#### Source data
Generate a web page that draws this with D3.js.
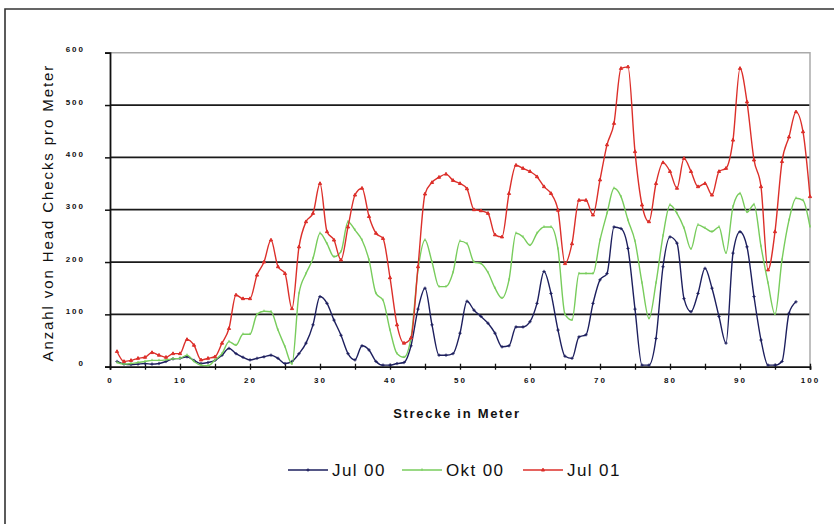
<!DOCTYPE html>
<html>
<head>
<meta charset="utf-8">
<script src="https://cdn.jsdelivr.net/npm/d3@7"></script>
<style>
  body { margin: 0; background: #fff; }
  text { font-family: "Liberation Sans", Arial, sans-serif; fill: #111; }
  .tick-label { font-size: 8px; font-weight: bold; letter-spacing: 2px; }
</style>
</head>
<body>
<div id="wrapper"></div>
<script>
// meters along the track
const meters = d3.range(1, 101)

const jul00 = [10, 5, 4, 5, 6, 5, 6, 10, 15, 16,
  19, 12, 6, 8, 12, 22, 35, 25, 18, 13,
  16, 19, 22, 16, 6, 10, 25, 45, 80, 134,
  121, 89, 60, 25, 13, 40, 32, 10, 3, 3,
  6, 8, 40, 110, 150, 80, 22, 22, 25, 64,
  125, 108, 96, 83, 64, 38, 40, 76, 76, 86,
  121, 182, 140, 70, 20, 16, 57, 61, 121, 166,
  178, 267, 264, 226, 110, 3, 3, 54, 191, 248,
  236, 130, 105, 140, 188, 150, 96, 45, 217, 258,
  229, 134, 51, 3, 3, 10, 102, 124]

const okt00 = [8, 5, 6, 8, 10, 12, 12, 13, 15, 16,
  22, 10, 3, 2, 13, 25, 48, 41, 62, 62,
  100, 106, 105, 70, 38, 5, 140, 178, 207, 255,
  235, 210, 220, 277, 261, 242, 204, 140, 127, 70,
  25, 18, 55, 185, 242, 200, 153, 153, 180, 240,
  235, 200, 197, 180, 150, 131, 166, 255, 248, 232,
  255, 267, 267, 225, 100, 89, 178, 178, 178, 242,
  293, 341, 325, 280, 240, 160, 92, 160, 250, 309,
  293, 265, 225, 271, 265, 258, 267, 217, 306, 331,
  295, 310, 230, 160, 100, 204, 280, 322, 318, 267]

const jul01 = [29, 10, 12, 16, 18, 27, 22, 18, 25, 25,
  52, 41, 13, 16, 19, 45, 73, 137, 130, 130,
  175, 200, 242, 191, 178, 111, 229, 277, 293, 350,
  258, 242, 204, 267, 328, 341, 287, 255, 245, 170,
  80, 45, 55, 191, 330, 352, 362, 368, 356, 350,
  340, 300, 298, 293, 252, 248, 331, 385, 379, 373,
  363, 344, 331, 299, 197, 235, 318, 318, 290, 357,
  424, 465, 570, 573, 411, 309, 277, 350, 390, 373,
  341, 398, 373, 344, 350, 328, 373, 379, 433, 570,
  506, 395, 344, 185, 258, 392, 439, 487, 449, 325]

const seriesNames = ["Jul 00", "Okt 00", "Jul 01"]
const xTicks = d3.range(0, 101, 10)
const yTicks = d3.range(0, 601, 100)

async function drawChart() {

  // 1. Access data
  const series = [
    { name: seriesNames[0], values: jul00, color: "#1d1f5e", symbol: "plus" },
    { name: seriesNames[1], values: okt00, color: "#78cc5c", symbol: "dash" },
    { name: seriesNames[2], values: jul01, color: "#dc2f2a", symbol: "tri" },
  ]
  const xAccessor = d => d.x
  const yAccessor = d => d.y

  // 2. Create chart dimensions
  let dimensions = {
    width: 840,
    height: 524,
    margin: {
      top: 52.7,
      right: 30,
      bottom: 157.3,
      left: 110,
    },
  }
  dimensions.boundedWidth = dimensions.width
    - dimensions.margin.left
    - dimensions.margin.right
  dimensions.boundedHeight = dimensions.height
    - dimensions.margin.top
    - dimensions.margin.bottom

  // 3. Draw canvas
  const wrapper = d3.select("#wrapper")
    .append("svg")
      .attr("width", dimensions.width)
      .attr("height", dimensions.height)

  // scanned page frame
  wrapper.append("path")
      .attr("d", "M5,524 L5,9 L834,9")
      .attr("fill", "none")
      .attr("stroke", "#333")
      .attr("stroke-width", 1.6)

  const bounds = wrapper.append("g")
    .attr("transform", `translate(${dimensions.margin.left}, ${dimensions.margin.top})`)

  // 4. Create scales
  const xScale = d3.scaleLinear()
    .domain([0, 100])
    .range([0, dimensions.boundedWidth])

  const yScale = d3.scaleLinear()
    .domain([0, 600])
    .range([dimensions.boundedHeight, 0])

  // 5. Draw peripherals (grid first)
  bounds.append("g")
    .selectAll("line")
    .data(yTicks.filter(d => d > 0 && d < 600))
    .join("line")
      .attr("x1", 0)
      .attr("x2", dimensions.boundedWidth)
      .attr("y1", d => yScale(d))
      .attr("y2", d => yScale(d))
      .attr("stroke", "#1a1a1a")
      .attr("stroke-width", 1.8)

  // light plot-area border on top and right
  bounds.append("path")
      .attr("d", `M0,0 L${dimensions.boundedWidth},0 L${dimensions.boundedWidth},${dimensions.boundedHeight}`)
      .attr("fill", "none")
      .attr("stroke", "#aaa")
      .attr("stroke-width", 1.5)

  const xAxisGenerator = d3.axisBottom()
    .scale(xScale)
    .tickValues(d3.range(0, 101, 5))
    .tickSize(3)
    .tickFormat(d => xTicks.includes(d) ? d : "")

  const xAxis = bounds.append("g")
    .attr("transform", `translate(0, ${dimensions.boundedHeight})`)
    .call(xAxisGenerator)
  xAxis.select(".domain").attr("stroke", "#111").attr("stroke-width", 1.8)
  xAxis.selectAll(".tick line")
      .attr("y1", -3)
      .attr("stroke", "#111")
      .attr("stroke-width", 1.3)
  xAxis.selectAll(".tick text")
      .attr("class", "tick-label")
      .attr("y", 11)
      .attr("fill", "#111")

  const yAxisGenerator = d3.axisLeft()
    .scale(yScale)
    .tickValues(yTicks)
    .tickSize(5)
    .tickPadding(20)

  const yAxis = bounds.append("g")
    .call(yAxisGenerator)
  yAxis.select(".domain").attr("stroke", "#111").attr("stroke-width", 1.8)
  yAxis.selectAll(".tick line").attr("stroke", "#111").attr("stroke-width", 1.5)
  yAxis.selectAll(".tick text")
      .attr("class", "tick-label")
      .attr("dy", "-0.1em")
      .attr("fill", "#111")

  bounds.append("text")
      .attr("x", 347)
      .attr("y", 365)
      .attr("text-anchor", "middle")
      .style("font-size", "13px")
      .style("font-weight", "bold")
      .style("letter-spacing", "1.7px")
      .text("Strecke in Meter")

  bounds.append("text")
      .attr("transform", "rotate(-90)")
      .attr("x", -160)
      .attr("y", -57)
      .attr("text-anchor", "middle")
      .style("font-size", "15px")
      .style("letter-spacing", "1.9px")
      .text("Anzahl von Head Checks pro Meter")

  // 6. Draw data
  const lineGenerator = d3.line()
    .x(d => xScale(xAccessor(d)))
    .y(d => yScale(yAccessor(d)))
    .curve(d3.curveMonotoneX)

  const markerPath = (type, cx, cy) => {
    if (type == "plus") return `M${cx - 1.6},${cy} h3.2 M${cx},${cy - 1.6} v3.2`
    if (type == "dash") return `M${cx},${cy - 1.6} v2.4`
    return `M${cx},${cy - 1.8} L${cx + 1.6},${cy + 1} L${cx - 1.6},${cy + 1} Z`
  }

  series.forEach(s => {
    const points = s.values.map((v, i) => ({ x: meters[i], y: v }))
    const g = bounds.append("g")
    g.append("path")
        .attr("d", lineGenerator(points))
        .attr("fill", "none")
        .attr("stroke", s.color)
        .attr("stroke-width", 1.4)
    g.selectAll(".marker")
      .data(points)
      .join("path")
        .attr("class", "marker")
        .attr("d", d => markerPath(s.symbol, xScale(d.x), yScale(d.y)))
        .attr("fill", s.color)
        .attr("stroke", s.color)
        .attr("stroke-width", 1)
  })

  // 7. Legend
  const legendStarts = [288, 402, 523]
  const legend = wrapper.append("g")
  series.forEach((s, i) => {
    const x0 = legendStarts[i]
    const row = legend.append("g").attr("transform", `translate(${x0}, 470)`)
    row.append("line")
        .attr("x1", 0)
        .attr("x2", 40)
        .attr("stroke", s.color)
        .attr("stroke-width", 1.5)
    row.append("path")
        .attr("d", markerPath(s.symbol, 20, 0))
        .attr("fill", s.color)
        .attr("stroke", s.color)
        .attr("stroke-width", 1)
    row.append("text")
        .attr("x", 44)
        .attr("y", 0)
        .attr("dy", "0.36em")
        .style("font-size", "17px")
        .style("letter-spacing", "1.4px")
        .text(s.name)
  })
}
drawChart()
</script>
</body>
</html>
########
- [Task statement] Could the lines from the top of the material through the line with "295, 310, 230, 160, 100, 204, 280, 322, 318, 267]" be repeated exactly, pictures left out?

- [Exercise response]
Generate a web page that draws this with D3.js.
<!DOCTYPE html>
<html>
<head>
<meta charset="utf-8">
<script src="https://cdn.jsdelivr.net/npm/d3@7"></script>
<style>
  body { margin: 0; background: #fff; }
  text { font-family: "Liberation Sans", Arial, sans-serif; fill: #111; }
  .tick-label { font-size: 8px; font-weight: bold; letter-spacing: 2px; }
</style>
</head>
<body>
<div id="wrapper"></div>
<script>
// meters along the track
const meters = d3.range(1, 101)

const jul00 = [10, 5, 4, 5, 6, 5, 6, 10, 15, 16,
  19, 12, 6, 8, 12, 22, 35, 25, 18, 13,
  16, 19, 22, 16, 6, 10, 25, 45, 80, 134,
  121, 89, 60, 25, 13, 40, 32, 10, 3, 3,
  6, 8, 40, 110, 150, 80, 22, 22, 25, 64,
  125, 108, 96, 83, 64, 38, 40, 76, 76, 86,
  121, 182, 140, 70, 20, 16, 57, 61, 121, 166,
  178, 267, 264, 226, 110, 3, 3, 54, 191, 248,
  236, 130, 105, 140, 188, 150, 96, 45, 217, 258,
  229, 134, 51, 3, 3, 10, 102, 124]

const okt00 = [8, 5, 6, 8, 10, 12, 12, 13, 15, 16,
  22, 10, 3, 2, 13, 25, 48, 41, 62, 62,
  100, 106, 105, 70, 38, 5, 140, 178, 207, 255,
  235, 210, 220, 277, 261, 242, 204, 140, 127, 70,
  25, 18, 55, 185, 242, 200, 153, 153, 180, 240,
  235, 200, 197, 180, 150, 131, 166, 255, 248, 232,
  255, 267, 267, 225, 100, 89, 178, 178, 178, 242,
  293, 341, 325, 280, 240, 160, 92, 160, 250, 309,
  293, 265, 225, 271, 265, 258, 267, 217, 306, 331,
  295, 310, 230, 160, 100, 204, 280, 322, 318, 267]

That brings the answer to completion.